Ultimately, however, he found her case had not been proven.

“My conclusion is that Ms Kairouz has not proved or established her claim that the national executive has interfered with the administration of the branch trusts by passing and implementing the administration resolution,” Justice Ginnane said.

“I’ve decided that Ms Kairouz’s other grounds for challenging the national executive’s resolutions and the disciplinary charges are not justiciable, meaning that they are not claims with which the court will become involved or will decide, because they are internal disputes within a political party, which is an unincorporated association.”

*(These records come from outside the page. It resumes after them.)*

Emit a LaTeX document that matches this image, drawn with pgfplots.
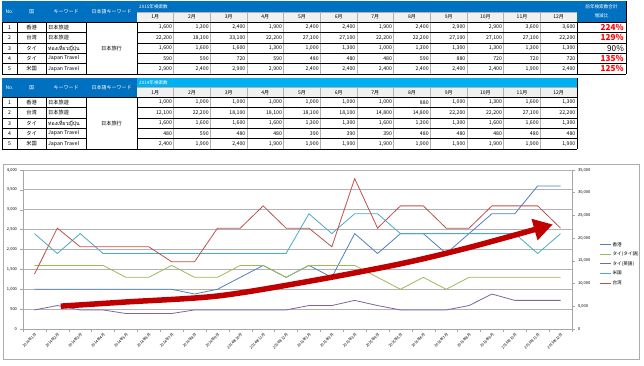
\documentclass[border=0pt]{standalone}
\usepackage{pgfplots}
\usepackage{pgfplotstable}
\pgfplotsset{compat=1.18}
\usepackage{fontspec}
\setmainfont{Noto Sans CJK JP}
\newfontfamily\thaifont[Script=Thai]{Loma}
\usetikzlibrary{arrows.meta}
\definecolor{hdr}{HTML}{0070C0}
\definecolor{hdrlight}{HTML}{00B0F0}
\definecolor{cHK}{HTML}{4F81BD}
\definecolor{cTW}{HTML}{C0504D}
\definecolor{cTT}{HTML}{9BBB59}
\definecolor{cTE}{HTML}{8064A2}
\definecolor{cUS}{HTML}{4BACC6}
\definecolor{arr}{HTML}{C00000}
\newcommand\cellfont{\fontsize{5.2}{6}\selectfont}
\newcommand\hfont{\fontsize{5}{6}\selectfont}
\newcommand\tfont{\fontsize{4.6}{5}\selectfont}

\pgfplotstableread{
i hk thth then us tw
0 1000 1600 480 2400 12100
1 1000 1600 590 1900 22200
2 1000 1600 480 2400 18100
3 1000 1600 480 1900 18100
4 1000 1300 390 1900 18100
5 1000 1300 390 1900 18100
6 1000 1600 390 1900 14800
7 880 1300 480 1900 14800
8 1000 1300 480 1900 22200
9 1300 1600 480 1900 22200
10 1600 1600 480 1900 27100
11 1300 1300 480 1900 22200
12 1600 1600 590 2900 22200
13 1300 1600 590 2400 18100
14 2400 1600 720 2900 33100
15 1900 1300 590 2900 22200
16 2400 1000 480 2400 27100
17 2400 1300 480 2400 27100
18 1900 1000 480 2400 22200
19 2400 1300 590 2400 22200
20 2900 1300 880 2400 27100
21 2900 1300 720 2400 27100
22 3600 1300 720 1900 27100
23 3600 1300 720 2400 22200
}\datatable

\newcommand{\drawtable}[5]{%
 \fill[hdr] (2,#1) rectangle (137,#3);
 \fill[#4] (137,#1) rectangle (577,#2);
 \fill[black!6] (137,#2) rectangle (577,#3);
 \node[text=white,font=\hfont] at (9.5,{(#1+#3)/2}) {No.};
 \node[text=white,font=\hfont] at (31.5,{(#1+#3)/2}) {国};
 \node[text=white,font=\hfont] at (66,{(#1+#3)/2}) {キーワード};
 \node[text=white,font=\hfont] at (111.5,{(#1+#3)/2}) {日本語キーワード};
 \node[text=white,font=\tfont,anchor=west,inner sep=0] at (139,{(#1+#2)/2}) {#5};
 \foreach \k in {1,...,12} {
   \node[font=\hfont] at ({137+36.667*(\k-0.5)},{(#2+#3)/2}) {\k 月};
   \draw[gray!60,line width=0.4pt] ({137+36.667*\k},#2) -- ({137+36.667*\k},{#3+51.7});
 }
 \foreach \n/\c/\w [count=\r] in {1/香港/日本旅遊,2/台湾/日本旅遊,3/タイ/{\thaifont ท่องเที่ยวญี่ปุ่น},4/タイ/Japan Travel,5/米国/Japan Travel} {
   \node[font=\cellfont] at (9.5,{#3+10.34*(\r-0.5)}) {\n};
   \node[font=\cellfont] at (31.5,{#3+10.34*(\r-0.5)}) {\c};
   \node[font=\cellfont,anchor=west,inner sep=0] at (48,{#3+10.34*(\r-0.5)}) {\w};
   \draw[black,line width=0.5pt] (2,{#3+10.34*\r}) -- (86,{#3+10.34*\r});
   \draw[black,line width=0.5pt] (137,{#3+10.34*\r}) -- (577,{#3+10.34*\r});
 }
 \node[font=\cellfont] at (111.5,{#3+25.85}) {日本旅行};
 \draw[black,line width=0.5pt] (2,#3) -- (577,#3);
 \draw[gray!60,line width=0.4pt] (137,#2) -- (577,#2);
 \foreach \xx in {2,17,46,86,137} {\draw[black,line width=0.5pt] (\xx,#3) -- (\xx,{#3+51.7});}
 \draw[black,line width=0.5pt] (577,#1) -- (577,{#3+51.7});
 \draw[black,line width=1pt] (2,{#3+51.7}) -- (577,{#3+51.7});
}

\begin{document}
\begin{tikzpicture}
\begin{scope}[x=1pt,y=-1pt]
\fill[white] (0,0) rectangle (644,365);
\drawtable{1}{11.7}{22.3}{hdr}{2015年検索数}
\drawtable{78.3}{87.3}{97.3}{hdrlight}{2014年検索数}
% 2015 values
\foreach \row [count=\r] in {{1600,1300,2400,1900,2400,2400,1900,2400,2900,2900,3600,3600},{22200,18100,33100,22200,27100,27100,22200,22200,27100,27100,27100,22200},{1600,1600,1600,1300,1000,1300,1000,1300,1300,1300,1300,1300},{590,590,720,590,480,480,480,590,880,720,720,720},{2900,2400,2900,2900,2400,2400,2400,2400,2400,2400,1900,2400}} {
  \foreach \v [count=\k] in \row {
    \node[font=\cellfont,anchor=east,inner sep=0] at ({137+36.667*\k-1.5},{22.3+10.34*(\r-0.5)}) {\pgfmathprintnumber[assume math mode=true]{\v}};
  }
}
% 2014 values
\foreach \row [count=\r] in {{1000,1000,1000,1000,1000,1000,1000,880,1000,1300,1600,1300},{12100,22200,18100,18100,18100,18100,14800,14800,22200,22200,27100,22200},{1600,1600,1600,1600,1300,1300,1600,1300,1300,1600,1600,1300},{480,590,480,480,390,390,390,480,480,480,480,480},{2400,1900,2400,1900,1900,1900,1900,1900,1900,1900,1900,1900}} {
  \foreach \v [count=\k] in \row {
    \node[font=\cellfont,anchor=east,inner sep=0] at ({137+36.667*\k-1.5},{97.3+10.34*(\r-0.5)}) {\pgfmathprintnumber[assume math mode=true]{\v}};
  }
}
% ratio column
\fill[hdr] (577,1) rectangle (626,22.3);
\node[text=white,font=\tfont] at (601.5,7) {前年検索数合計};
\node[text=white,font=\tfont] at (601.5,15.5) {増減比};
\foreach \p/\col/\wt [count=\r] in {224/red/\bfseries,129/red/\bfseries,90/black/\mdseries,135/red/\bfseries,125/red/\bfseries} {
  \node[font=\fontsize{8.2}{9}\selectfont\wt,text=\col,anchor=east,inner sep=0] at (624,{22.3+10.34*(\r-0.5)}) {\p\%};
  \draw[black,line width=0.5pt] (577,{22.3+10.34*\r}) -- (626,{22.3+10.34*\r});
}
\draw[black,line width=0.5pt] (577,22.3) -- (626,22.3) (626,1) -- (626,74);
% chart frame
\draw[gray!65,line width=0.8pt] (3,164) rectangle (639,359);
\end{scope}

\begin{axis}[
  at={(23pt,-329pt)}, anchor=south west,
  scale only axis, width=549pt, height=159pt,
  xmin=-0.5, xmax=23.5, ymin=0, ymax=4000,
  axis x line*=bottom, axis y line*=left,
  axis line style={gray!70, line width=0.6pt},
  ytick={0,500,...,4000},
  xtick={0,...,23},
  xticklabels={2014年1月,2014年2月,2014年3月,2014年4月,2014年5月,2014年6月,2014年7月,2014年8月,2014年9月,2014年10月,2014年11月,2014年12月,2015年1月,2015年2月,2015年3月,2015年4月,2015年5月,2015年6月,2015年7月,2015年8月,2015年9月,2015年10月,2015年11月,2015年12月},
  x tick label style={rotate=45, anchor=north east, font=\fontsize{3.7}{4}\selectfont, inner sep=0.8pt},
  y tick label style={font=\fontsize{4}{4}\selectfont},
  /pgf/number format/assume math mode=true,
  major x tick style={draw=none},
  minor xtick={-0.5,0.5,...,23.5},
  minor x tick style={gray!70, line width=0.5pt},
  major y tick style={gray!70, line width=0.5pt},
  tick align=outside, major tick length=2.5pt, minor tick length=2.5pt,
  ymajorgrids, major grid style={gray!60, line width=0.9pt},
  scaled y ticks=false,
]
\addplot[cHK, line width=0.8pt] table[x=i,y=hk] {\datatable};
\addplot[cTT, line width=0.8pt] table[x=i,y=thth] {\datatable};
\addplot[cTE, line width=0.8pt] table[x=i,y=then] {\datatable};
\addplot[cUS, line width=0.8pt] table[x=i,y=us] {\datatable};
\end{axis}

\begin{axis}[
  at={(23pt,-329pt)}, anchor=south west,
  scale only axis, width=549pt, height=159pt,
  xmin=-0.5, xmax=23.5, ymin=0, ymax=35000,
  axis x line=none, axis y line*=right,
  axis line style={gray!70, line width=0.6pt},
  ytick={0,5000,...,35000},
  y tick label style={font=\fontsize{4}{4}\selectfont},
  /pgf/number format/assume math mode=true,
  major y tick style={gray!70, line width=0.5pt},
  tick align=outside, major tick length=2.5pt,
  scaled y ticks=false,
  legend style={draw=none, fill=none, at={(1.045,0.565)}, anchor=north west,
    font=\fontsize{4.6}{5}\selectfont, row sep=2.6pt, nodes={inner sep=0.8pt}},
  legend cell align=left,
  legend image code/.code={\draw[#1] (0pt,0pt) -- (11pt,0pt);},
]
\addlegendimage{cHK, line width=0.9pt}\addlegendentry{香港}
\addlegendimage{cTT, line width=0.9pt}\addlegendentry{タイ(タイ語)}
\addlegendimage{cTE, line width=0.9pt}\addlegendentry{タイ(英語)}
\addlegendimage{cUS, line width=0.9pt}\addlegendentry{米国}
\addplot[cTW, line width=0.8pt] table[x=i,y=tw] {\datatable};
\addlegendentry{台湾}
\addplot[arr, line width=5.5pt, smooth, forget plot, -{Triangle[length=19pt,width=21pt]}] coordinates {(1.15,5031) (4,5950) (8,7263) (12,10500) (16,14350) (19,17938) (22.66,23013)};
\end{axis}
\end{tikzpicture}
\end{document}
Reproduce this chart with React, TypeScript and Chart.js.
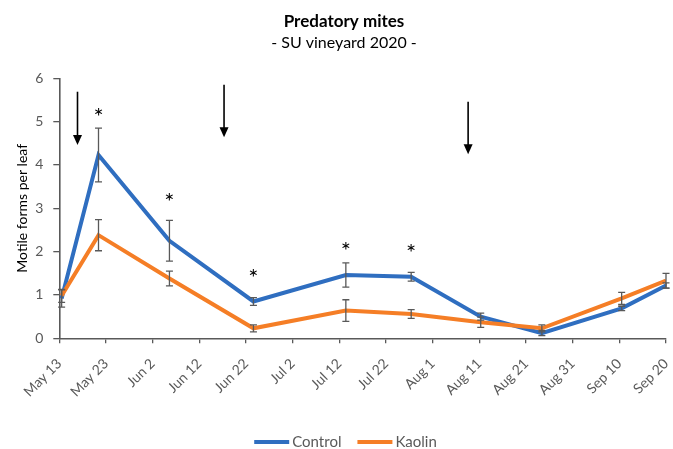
import React, { useEffect, useRef } from 'react';
import { Chart, registerables } from 'chart.js';

Chart.register(...registerables);

// ---- data (days since May 13) ----
const tickLabels = ['May 13', 'May 23', 'Jun 2', 'Jun 12', 'Jun 22', 'Jul 2', 'Jul 12', 'Jul 22', 'Aug 1', 'Aug 11', 'Aug 21', 'Aug 31', 'Sep 10', 'Sep 20'];
const sampleDays = [0.5, 8.4, 23.6, 41.6, 61.4, 75.4, 90.3, 103.4, 120.5, 130];
const control = [0.92, 4.23, 2.25, 0.85, 1.46, 1.42, 0.5, 0.12, 0.69, 1.22];
const controlErr = [0.2, 0.62, 0.47, 0.09, 0.28, 0.1, 0.08, 0.06, 0.05, 0.06];
const kaolin = [0.98, 2.38, 1.38, 0.23, 0.64, 0.56, 0.37, 0.23, 0.92, 1.33];
const kaolinErr = [0.15, 0.36, 0.17, 0.08, 0.25, 0.1, 0.12, 0.08, 0.14, 0.17];
const starDays = [8.4, 23.6, 41.6, 61.4, 75.4];
const starValues = [5.25, 3.27, 1.52, 2.15, 2.1];
const arrowDays = [3.9, 35.3, 87.6];
const arrowTops = [5.69, 5.85, 5.46];
const arrowTips = [4.46, 4.64, 4.25];

const BLUE = '#2F6EC0';
const ORANGE = '#F57E26';
const AXIS = '#595959';
const FONT = 'Lato';

const overlayPlugin = {
  id: 'overlay',
  afterDatasetsDraw(chart: any) {
    const { ctx } = chart;
    const x = chart.scales.x;
    const y = chart.scales.y;
    ctx.save();
    // error bars
    chart.data.datasets.forEach((ds: any) => {
      const errs: number[] = ds.errors;
      if (!errs) return;
      ctx.strokeStyle = AXIS;
      ctx.lineWidth = 1.3;
      ds.data.forEach((pt: any, i: number) => {
        const px = x.getPixelForValue(pt.x);
        const top = y.getPixelForValue(pt.y + errs[i]);
        const bot = y.getPixelForValue(Math.max(0, pt.y - errs[i]));
        ctx.beginPath();
        ctx.moveTo(px, top);
        ctx.lineTo(px, bot);
        ctx.moveTo(px - 3.5, top);
        ctx.lineTo(px + 3.5, top);
        ctx.moveTo(px - 3.5, bot);
        ctx.lineTo(px + 3.5, bot);
        ctx.stroke();
      });
    });
    // significance stars
    ctx.fillStyle = '#000';
    ctx.font = `24px ${FONT}`;
    ctx.textAlign = 'center';
    ctx.textBaseline = 'middle';
    starDays.forEach((d, i) => {
      ctx.fillText('*', x.getPixelForValue(d), y.getPixelForValue(starValues[i]) + 6);
    });
    // arrows
    ctx.strokeStyle = '#000';
    ctx.lineWidth = 1.6;
    arrowDays.forEach((d, i) => {
      const px = x.getPixelForValue(d);
      const t = y.getPixelForValue(arrowTops[i]);
      const b = y.getPixelForValue(arrowTips[i]);
      ctx.beginPath();
      ctx.moveTo(px, t);
      ctx.lineTo(px, b - 8);
      ctx.stroke();
      ctx.beginPath();
      ctx.moveTo(px - 4.5, b - 10);
      ctx.lineTo(px + 4.5, b - 10);
      ctx.lineTo(px, b);
      ctx.closePath();
      ctx.fill();
    });
    ctx.restore();
  },
  afterDraw(chart: any) {
    const { ctx } = chart;
    ctx.save();
    ctx.font = `15px ${FONT}`;
    ctx.textBaseline = 'middle';
    ctx.textAlign = 'left';
    const lineLen = 35;
    const gap = 3;
    const itemGap = 16;
    const items = chart.data.datasets.slice().sort((a: any, b: any) => a.legendIndex - b.legendIndex);
    const widths = items.map((ds: any) => lineLen + gap + ctx.measureText(ds.label).width);
    const total = widths.reduce((a: number, b: number) => a + b, 0) + itemGap * (items.length - 1);
    let cx = 345.5 - total / 2;
    const cy = 442;
    items.forEach((ds: any, i: number) => {
      ctx.strokeStyle = ds.borderColor;
      ctx.lineWidth = 4;
      ctx.beginPath();
      ctx.moveTo(cx, cy);
      ctx.lineTo(cx + lineLen, cy);
      ctx.stroke();
      ctx.fillStyle = AXIS;
      ctx.fillText(ds.label, cx + lineLen + gap, cy);
      cx += widths[i] + itemGap;
    });
    ctx.restore();
  },
};

export default function App() {
  const ref = useRef<HTMLCanvasElement>(null);
  useEffect(() => {
    document.body.style.margin = '0';
    const canvas = ref.current;
    if (!canvas) return;
    const chart = new Chart(canvas, {
      type: 'line',
      data: {
        datasets: [
          {
            label: 'Control',
            data: sampleDays.map((d, i) => ({ x: d, y: control[i] })),
            borderColor: BLUE,
            backgroundColor: BLUE,
            borderWidth: 4,
            pointRadius: 0,
            tension: 0,
            order: 1,
            errors: controlErr,
            legendIndex: 0,
          } as any,
          {
            label: 'Kaolin',
            data: sampleDays.map((d, i) => ({ x: d, y: kaolin[i] })),
            borderColor: ORANGE,
            backgroundColor: ORANGE,
            borderWidth: 4,
            pointRadius: 0,
            tension: 0,
            order: 0,
            errors: kaolinErr,
            legendIndex: 1,
          } as any,
        ],
      },
      options: {
        animation: false,
        responsive: false,
        devicePixelRatio: 1,
        layout: { padding: { left: 15, right: 0, top: 0, bottom: 40.7 } },
        font: { family: FONT },
        plugins: {
          legend: { display: false },
          tooltip: { enabled: false },
          title: {
            display: true,
            text: 'Predatory mites',
            color: '#000',
            font: { family: FONT, size: 17, weight: 'bold' },
            padding: { top: 11.3, bottom: 0 },
          },
          subtitle: {
            display: true,
            text: '- SU vineyard 2020 -',
            color: '#000',
            font: { family: FONT, size: 16 },
            padding: { top: 1.2, bottom: 26.2 },
          },
        },
        scales: {
          x: {
            type: 'linear',
            min: 0,
            max: 130,
            afterFit: (s: any) => {
              s.height = 70;
              s.paddingLeft = 0;
              s.paddingRight = 0;
            },
            ticks: {
              stepSize: 10,
              autoSkip: false,
              maxRotation: 45,
              minRotation: 45,
              color: AXIS,
              font: { family: FONT, size: 14 },
              padding: 12,
              callback: (v: any) => tickLabels[Math.round(Number(v) / 10)] ?? '',
            },
            grid: { drawOnChartArea: false, drawTicks: true, tickLength: 5, color: AXIS, lineWidth: 1.3 },
            border: { display: true, color: AXIS, width: 1.6 },
          },
          y: {
            type: 'linear',
            min: 0,
            max: 6,
            afterFit: (s: any) => { s.width = 44.3; },
            ticks: {
              stepSize: 1,
              color: AXIS,
              font: { family: FONT, size: 14 },
              padding: 10,
            },
            title: {
              display: true,
              text: 'Motile forms per leaf',
              color: '#000',
              font: { family: FONT, size: 14, lineHeight: 1 },
              padding: { top: 0, bottom: 0 },
            },
            grid: { drawOnChartArea: false, drawTicks: true, tickLength: 6, color: AXIS, lineWidth: 1.3 },
            border: { display: true, color: AXIS, width: 1.6 },
          },
          yPad: {
            type: 'linear',
            position: 'right',
            display: true,
            afterFit: (s: any) => { s.width = 7; },
            ticks: { display: false },
            grid: { display: false, drawTicks: false },
            border: { display: false },
          },
        },
      } as any,
      plugins: [overlayPlugin],
    });
    return () => chart.destroy();
  }, []);
  return (
    <div style={{ width: 673, height: 449 }}>
      <canvas ref={ref} width={673} height={449} style={{ display: 'block' }} />
    </div>
  );
}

The case brought by Ms Asmar and the 10 unions argued that a resolution of the national executive of the ALP, which took control over the preselection of candidates for safe federal ALP seats ahead of the next election, was invalid because it was not authorised by the ALP’s national constitution, or the Victorian branch rules.

The preselections involved the ALP national executive in June rubberstamping sitting MPs in 21 safe Labor seats to recontest the next election as candidates, as well as endorsing former Victorian ALP secretary Sam Rae — a factional ally of federal deputy leader Richard Marles — for the new seat of Hawke on Melbourne’s northwestern outskirts.

“My conclusion is that the plaintiffs have not proved or established their claim that the national executive has interfered unlawfully with the administration of the branch trusts by passing and implementing the administration resolution,” Justice Ginnane found.

He also found that the Victorian branch was not a separate legal entity to the national ALP, “but as the word branch, which is part of its name indicates, it is part of the ALP.

“Thus the powers contained in the national constitution, and exercisable by the national executive, apply to all branches and members of the ALP,” Justice Ginnane said.

The decision will further cement a “stability deal” agreed upon in April between the majority of Left and Right ALP factions, which excluded key unions and factional allies of former federal leader Bill Shorten, Mr Somyurek and Left powerbroker Kim Carr.

One member of the non-Somyurek Right told The Australian: “This decision shows the Victorian branch is no longer controlled by the people who brought on this legal action. It’s in safer hands now. This is the final nail in Bill Shorten‘s leadership coffin.”

ALP veteran and Somyurek ally Garth Head decried the decision, saying it “denies members of political parties any rights, even when a cabal of faction bosses act against their party rules and deliver power to themselves.”